As for the remaining questions about genetics, there are many theories and each fancier has his own method. It is generally accepted that both the cock and the hen should have a gene pool of very high quality. Both must have consistent winners in their parents' generation or/and their own. Their parents or their parents' brothers and sisters must be winners or themselves and/or their brothers and sisters must be multiple winners. I personnaly follow this principle whether it's an outcross or an inbred mating I'm doing. Still it is extremely rare to find consistent breeders. Therefore, we try and fix the required qualities by inbreeding. My method involves a hen as the outcross and she must be a proven breeder. Probably, the hen has inherited the qualities from her father, can pass them on to her own sons but cannot pass certain qualities to her daughters though I believe that she can pass on her breeding qualities.
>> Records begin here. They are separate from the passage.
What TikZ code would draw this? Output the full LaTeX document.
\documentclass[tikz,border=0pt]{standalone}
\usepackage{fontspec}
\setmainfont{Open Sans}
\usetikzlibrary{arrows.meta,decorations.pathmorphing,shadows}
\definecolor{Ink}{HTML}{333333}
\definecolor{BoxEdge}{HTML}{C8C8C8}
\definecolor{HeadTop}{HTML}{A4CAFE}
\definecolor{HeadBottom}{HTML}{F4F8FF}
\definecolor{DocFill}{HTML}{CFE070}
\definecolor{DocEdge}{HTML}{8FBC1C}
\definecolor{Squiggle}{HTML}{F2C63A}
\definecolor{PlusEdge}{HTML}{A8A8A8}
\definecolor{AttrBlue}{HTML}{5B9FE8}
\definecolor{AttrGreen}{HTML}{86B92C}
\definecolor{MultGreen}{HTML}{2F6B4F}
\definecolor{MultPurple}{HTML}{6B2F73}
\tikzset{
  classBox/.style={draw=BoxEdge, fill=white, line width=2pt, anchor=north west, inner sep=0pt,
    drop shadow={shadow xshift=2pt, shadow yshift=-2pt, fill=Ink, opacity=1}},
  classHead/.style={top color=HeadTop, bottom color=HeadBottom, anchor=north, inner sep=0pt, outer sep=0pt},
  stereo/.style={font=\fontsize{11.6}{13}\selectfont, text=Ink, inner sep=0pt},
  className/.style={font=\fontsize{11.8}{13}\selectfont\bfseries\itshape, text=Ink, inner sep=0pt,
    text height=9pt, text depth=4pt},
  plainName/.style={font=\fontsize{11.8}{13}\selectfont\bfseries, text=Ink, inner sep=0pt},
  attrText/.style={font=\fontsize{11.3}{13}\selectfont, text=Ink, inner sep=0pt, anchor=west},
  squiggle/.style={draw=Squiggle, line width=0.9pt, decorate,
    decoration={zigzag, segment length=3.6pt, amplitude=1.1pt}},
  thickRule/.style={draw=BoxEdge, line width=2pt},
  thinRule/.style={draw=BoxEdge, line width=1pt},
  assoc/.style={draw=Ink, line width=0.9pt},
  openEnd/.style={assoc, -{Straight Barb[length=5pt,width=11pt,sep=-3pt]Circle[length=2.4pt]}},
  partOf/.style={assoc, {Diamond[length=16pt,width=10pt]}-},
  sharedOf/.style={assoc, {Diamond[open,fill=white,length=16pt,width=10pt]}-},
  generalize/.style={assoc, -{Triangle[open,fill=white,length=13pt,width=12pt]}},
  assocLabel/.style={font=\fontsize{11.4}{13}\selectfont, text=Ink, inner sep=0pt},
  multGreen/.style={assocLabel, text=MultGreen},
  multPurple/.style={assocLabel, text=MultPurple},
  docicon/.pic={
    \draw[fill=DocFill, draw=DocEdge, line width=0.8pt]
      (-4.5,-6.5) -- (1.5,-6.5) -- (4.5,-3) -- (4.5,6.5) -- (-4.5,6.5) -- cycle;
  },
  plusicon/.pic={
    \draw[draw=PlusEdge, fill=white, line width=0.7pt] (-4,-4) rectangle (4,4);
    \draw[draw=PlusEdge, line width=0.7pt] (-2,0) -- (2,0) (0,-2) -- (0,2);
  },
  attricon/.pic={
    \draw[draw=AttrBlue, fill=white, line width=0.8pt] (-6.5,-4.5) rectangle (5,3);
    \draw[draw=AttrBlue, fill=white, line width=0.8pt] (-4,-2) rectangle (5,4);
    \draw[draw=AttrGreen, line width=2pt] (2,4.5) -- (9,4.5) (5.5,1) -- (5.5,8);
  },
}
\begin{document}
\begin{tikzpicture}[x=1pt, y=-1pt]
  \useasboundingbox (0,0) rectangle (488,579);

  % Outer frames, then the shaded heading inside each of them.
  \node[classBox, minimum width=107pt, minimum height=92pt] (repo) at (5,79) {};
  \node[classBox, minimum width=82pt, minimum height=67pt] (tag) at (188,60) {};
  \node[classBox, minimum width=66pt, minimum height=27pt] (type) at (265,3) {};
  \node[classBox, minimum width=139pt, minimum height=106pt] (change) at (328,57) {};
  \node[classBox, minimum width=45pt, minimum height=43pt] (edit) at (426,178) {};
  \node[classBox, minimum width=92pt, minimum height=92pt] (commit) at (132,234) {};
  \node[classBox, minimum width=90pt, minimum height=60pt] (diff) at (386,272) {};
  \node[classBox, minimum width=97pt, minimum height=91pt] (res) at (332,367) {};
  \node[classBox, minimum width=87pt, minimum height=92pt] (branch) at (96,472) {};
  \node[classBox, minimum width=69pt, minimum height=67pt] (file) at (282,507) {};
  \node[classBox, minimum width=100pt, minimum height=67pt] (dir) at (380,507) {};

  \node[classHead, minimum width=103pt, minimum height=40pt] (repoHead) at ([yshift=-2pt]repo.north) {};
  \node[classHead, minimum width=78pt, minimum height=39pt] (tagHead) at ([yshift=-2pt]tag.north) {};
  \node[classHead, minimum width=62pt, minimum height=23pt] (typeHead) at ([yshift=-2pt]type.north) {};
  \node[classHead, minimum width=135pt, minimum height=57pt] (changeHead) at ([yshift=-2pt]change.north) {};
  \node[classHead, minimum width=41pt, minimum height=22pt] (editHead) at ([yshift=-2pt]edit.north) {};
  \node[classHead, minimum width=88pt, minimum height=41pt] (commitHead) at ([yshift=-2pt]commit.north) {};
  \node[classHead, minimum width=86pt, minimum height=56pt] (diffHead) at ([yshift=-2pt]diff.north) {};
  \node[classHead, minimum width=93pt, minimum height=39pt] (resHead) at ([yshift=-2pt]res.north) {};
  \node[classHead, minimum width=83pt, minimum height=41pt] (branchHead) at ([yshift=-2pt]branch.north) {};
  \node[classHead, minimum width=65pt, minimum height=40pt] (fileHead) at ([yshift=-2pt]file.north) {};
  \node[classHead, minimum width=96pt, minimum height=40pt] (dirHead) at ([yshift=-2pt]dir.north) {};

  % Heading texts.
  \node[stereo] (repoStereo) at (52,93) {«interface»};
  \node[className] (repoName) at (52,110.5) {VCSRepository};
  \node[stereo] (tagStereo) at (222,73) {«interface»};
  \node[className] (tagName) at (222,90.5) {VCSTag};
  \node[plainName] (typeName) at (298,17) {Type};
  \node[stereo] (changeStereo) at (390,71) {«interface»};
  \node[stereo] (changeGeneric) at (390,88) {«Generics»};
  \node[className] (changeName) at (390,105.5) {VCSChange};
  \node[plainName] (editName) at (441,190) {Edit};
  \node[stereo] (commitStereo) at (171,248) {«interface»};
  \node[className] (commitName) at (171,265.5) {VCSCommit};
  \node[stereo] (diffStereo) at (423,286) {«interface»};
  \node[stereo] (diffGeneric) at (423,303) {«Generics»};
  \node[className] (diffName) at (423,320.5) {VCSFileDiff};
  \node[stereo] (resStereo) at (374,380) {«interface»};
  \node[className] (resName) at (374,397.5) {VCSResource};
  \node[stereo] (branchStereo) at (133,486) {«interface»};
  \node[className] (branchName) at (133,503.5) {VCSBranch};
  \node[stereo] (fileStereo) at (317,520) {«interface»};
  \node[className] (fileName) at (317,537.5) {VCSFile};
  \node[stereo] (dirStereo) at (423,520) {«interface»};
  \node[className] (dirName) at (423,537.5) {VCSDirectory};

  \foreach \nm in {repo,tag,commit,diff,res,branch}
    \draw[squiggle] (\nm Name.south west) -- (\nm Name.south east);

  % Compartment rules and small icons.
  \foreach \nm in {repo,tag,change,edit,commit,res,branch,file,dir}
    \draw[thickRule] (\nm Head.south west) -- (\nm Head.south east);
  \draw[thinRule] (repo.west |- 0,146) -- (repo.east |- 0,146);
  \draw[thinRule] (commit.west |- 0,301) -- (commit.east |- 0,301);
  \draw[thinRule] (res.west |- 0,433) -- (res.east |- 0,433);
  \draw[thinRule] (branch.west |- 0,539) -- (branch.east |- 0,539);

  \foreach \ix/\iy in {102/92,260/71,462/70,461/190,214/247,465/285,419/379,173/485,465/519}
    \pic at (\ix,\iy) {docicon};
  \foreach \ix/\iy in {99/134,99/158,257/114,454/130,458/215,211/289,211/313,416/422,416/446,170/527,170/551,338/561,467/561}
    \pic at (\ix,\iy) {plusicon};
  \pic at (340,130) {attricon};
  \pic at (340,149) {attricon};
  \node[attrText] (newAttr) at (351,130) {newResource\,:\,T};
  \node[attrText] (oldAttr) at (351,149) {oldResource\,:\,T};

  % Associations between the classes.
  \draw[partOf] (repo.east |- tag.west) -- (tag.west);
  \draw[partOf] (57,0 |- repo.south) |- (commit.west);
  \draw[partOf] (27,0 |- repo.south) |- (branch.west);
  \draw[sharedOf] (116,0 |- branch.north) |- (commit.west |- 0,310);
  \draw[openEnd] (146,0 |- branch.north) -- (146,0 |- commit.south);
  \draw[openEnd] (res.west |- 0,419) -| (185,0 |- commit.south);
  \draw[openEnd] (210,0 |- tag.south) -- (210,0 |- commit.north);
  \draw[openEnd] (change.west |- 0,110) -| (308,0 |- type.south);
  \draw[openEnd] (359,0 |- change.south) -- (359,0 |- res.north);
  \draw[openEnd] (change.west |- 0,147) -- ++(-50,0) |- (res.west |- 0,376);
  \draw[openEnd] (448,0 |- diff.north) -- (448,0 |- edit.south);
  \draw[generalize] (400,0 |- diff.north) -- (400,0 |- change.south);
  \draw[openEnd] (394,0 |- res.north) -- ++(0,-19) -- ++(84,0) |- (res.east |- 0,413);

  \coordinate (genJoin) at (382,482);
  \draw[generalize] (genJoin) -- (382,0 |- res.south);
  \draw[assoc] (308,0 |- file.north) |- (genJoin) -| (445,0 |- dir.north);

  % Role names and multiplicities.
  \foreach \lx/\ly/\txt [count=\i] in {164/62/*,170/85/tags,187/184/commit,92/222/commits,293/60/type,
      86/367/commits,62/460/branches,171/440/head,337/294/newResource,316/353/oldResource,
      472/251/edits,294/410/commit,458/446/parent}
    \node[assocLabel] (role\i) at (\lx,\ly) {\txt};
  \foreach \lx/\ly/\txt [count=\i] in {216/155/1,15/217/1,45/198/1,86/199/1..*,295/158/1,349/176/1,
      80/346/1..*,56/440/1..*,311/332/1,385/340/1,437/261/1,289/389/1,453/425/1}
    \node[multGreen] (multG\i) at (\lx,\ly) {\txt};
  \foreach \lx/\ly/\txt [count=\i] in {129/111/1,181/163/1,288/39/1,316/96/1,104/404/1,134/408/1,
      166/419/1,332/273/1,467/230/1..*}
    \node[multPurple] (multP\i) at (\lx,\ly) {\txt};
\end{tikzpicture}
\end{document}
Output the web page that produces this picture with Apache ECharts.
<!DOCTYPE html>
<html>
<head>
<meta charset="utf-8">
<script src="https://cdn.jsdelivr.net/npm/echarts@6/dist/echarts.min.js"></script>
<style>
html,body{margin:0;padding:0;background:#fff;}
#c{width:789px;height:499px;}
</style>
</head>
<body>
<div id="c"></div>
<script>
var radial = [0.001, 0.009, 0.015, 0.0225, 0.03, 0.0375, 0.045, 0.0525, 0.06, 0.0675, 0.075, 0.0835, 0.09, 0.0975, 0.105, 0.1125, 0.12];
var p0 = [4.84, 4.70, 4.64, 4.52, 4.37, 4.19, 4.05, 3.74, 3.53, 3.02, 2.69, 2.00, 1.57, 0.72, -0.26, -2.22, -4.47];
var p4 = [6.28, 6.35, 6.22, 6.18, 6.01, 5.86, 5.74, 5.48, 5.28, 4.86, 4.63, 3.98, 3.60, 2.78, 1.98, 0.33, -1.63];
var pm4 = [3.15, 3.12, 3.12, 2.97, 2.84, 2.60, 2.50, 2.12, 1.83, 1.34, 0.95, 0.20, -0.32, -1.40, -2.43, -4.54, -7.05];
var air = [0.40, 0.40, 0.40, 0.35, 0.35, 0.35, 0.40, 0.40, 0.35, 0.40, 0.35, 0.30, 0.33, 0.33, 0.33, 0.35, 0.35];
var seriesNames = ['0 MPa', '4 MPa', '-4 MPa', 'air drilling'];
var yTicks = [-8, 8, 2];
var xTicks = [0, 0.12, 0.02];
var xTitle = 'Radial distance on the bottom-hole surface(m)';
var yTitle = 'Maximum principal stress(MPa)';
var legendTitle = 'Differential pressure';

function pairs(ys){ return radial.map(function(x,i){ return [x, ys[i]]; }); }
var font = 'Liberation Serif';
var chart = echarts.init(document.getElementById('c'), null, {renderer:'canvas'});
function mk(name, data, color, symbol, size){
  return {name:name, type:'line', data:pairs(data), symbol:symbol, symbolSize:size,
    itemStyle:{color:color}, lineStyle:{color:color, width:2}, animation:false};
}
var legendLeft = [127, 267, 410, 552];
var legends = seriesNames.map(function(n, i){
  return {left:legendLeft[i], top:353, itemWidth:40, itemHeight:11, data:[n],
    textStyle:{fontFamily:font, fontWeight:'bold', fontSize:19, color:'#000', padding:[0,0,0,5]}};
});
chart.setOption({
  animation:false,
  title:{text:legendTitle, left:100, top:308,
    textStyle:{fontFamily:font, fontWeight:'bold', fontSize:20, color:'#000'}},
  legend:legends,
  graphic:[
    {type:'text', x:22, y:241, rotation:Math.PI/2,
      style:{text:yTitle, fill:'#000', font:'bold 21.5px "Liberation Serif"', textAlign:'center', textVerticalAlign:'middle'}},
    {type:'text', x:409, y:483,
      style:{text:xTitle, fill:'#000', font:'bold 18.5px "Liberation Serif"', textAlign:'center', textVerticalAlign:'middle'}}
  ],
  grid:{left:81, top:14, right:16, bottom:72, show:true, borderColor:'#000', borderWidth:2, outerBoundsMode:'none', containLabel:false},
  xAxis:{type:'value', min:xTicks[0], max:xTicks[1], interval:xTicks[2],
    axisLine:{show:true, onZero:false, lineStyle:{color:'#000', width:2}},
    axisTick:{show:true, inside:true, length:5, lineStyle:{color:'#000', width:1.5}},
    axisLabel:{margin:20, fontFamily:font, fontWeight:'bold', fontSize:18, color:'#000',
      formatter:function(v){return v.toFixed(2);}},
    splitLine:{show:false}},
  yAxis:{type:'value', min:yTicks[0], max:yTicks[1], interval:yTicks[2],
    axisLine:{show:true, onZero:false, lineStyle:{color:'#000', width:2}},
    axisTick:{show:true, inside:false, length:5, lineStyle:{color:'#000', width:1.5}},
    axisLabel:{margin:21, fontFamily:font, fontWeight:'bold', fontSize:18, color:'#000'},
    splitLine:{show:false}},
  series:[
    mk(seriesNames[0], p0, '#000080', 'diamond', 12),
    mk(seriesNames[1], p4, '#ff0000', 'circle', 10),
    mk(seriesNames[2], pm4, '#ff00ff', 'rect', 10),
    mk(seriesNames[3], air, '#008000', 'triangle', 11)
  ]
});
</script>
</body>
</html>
Her quality as a breeder is verified by her pedigree (two generations) but mostly the quality of her offspring. 
Also in my system, if one of the pair is unraced, the other must be a multiple winner.
Another reliable method if you know how to handle it, is to cross two birds from different lofts, but both have to be from a winning strain, meaning they both have this gene pool we are after. I also use the eye among other qualities to select the mates. I know, most of you don't believe in it and that's OK, but I have done my homework and I believe it works for me.
In my loft, I have found it very difficult over a period of 15 years to maintain lasting qualities in numbers by introducing a cock as the outcross. So my birds are mainly linebred back to a common ancestor who is a male.
But don't take my word for it, check out on the internet the breeding methods of all the long lasting famous names you can find: Desmet-Matthys, Van Bruaene, Van Bremen and others.


----------



## jpsnapdy (Apr 4, 2010)

Like Xuooo says, it is not easy to fix the desirable traits like performance, character, intelligence and the ability to fly a certain distance. This is complicated by dominant and recessive traits in the genes. In order to fix a recessive but desirable trait, it is necessary that both cock and hen possess this character/trait otherwise the offspring may not show it, though they can carry the recessive gene for it.
And then, there are freaks, birds where none of the parents show the traits visible in this offspring. In this case, the bird is showing traits from one of his ancestors, this often happens when you outcross. That is also when you can get a legendary racer, but in most cases, that is when you're on your way down the result sheet...
To answer the first question in this thread, it would seem that the tail grand mother (the mother's mother) is supposed to be the most important bird in the pedigree.


----------